Conference Coverage

CBD for LGS: Fewer seizures, but thrombocytopenia risk



Two recently completed analyses of highly purified cannabidiol (CBD) used to reduce seizures in Lennox Gastaut syndrome (LGS) have shown the formulation as an add-on treatment is effective in reducing seizures out to 3 years but that it can also cause thrombocytopenia in children on concurrent valproic acid therapy.

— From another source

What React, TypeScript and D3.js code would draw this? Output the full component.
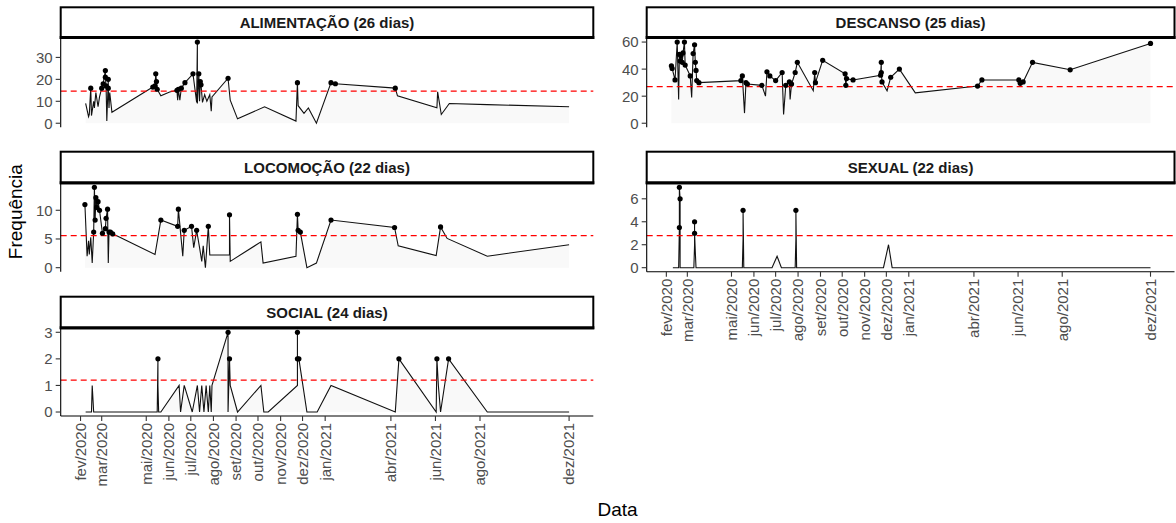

Anul Patel, MD, of Nationwide Children’s Hospital in Columbus, Ohio.

Dr. Anul Patel

At the 2020 CNS-ICNA Conjoint Meeting, held virtually this year, Anul Patel, MD, section chief of Pediatric neurology at Nationwide Children’s and associate professor of clinical pediatrics and neurology at the Ohio State University, both in Columbus, Ohio, reported 156-week results of an open-label extension trial called GWPCARE5 that showed patients with LGS taking Epidiolex had a 60% or greater average reduction in seizures, compared with baseline. Epidiolex, a highly purified form of CBD, was approved by the Food and Drug Administration in 2018 for LGS and Dravet syndrome.

In a separate presentation, Nancy A. McNamara, MD, an assistant professor at the C.S. Mott Children’s Hospital at the University of Michigan, Ann Arbor, said that more than one-third of patients taking both Epidiolex and valproic acid (VPA) developed thrombocytopenia after starting CBD therapy. The single-center chart review she reported on included 83 patients.

Daniel Friedman, MD, an epilepsy specialist at New York University who’s researched CBD in children with autism spectrum disorder, said, “These studies show that, while purified CBD has durable effects on the most disabling seizures in children and adults with LGS, like all treatments, it is not without risks that warrant attention and monitoring.”

Open-label extension study

The open-label extension study included 366 patients who participated in the two previous clinical trials. They were given varying doses of CBD titrated over 2 weeks with 20 mg/kg as the target dose, Dr. Patel said. The most common concurrent therapies they were taking were clobazam, valproate or VPA, lamotrigine, levetiracetam, and rufinamide. At weeks 145-156, 67% of patients had a 50% or greater reduction in seizures, 44% had a 75% or greater reduction, and 9% stopped having seizures altogether, Dr. Patel said.

“CBD treatment had a similar safety profile to what was observed in the completed parent randomized clinical trials,” Dr. Patel said. “Sustained reductions in drop and total seizures were observed up to the 156-week follow-up point. So these results demonstrate the potential long-term benefits of CBD treatment for patients with LGS as it relates to reduction of their seizures.”

Adverse event profiles in this analysis were similar to previous clinical trials, he noted. The three most common adverse events were diarrhea (38%), convulsion (38%) and pyrexia (34%), but high percentages of those adverse events resolved during follow-up: 78%, 80%, and 96%, respectively.

Dr. Patel also noted that 31% of patients had elevated liver enzymes (alanine aminotransferase or aspartate aminotransferase), but most of these patients – 78 of 113, or 69% – were on concomitant VPA. “Importantly, no patient met the standard criteria for severe drug-induced liver injury, known as Hy’s law,” he said.

Retention rates for patients were 81% at 1 year, 69% at 2 years and 65% at 3 years, Dr. Patel said.